Inwestorzy protestują, a urzędnicy się cieszą, bo – jak twierdzą – skończy się era wyłudzania odszkodowań na te decyzje.
Warunki zabudowy i zagospodarowania terenu budzą skrajne emocje. Maję one zarówno swoich przeciwników, jak i gorących orędowników. Jedni krytykują je za zbyt dużą uznaniowość: jak się urzędnik „postara", to wyda wuzetkę na każdą inwestycję. Drudzy widzą w nich możliwość szybkiej i sprawnej realizacji przedsięwzięć.

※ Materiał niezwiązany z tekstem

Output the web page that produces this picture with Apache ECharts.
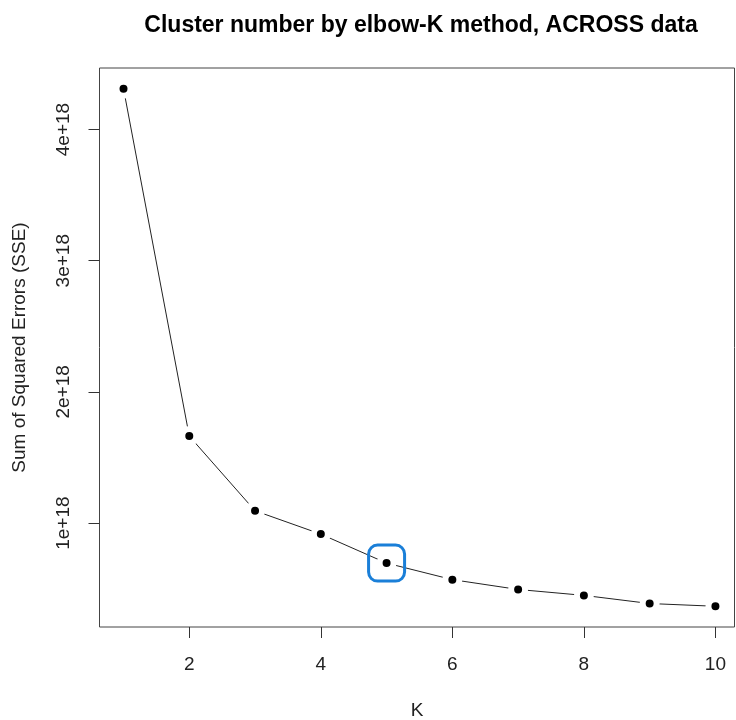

Przez długie lata rząd nie miał pomysłu, jak pogodzić te dwie przeciwstawne racje. Były różne pomysły, od zastąpienia wuzetek przepisami urbanistycznymi uchwalanymi przez gminy po powrót do tego, co już kiedyś było, a mianowicie do terminowych decyzji.
Dziś wraca się do tego ostatniego pomysłu. Zawiera go projekt ustawy inwestycyjnej.
Przewiduje on, że wuzetki będą wydawane tylko na tyle, na ile są ważne pozwolenia budowlane, czyli na trzy lata, a potem wygasną. Co ciekawe, ta sama zasada ma obowiązywać w wypadku wuzetek wydanych przed wejściem w życie przepisów tej ustawy.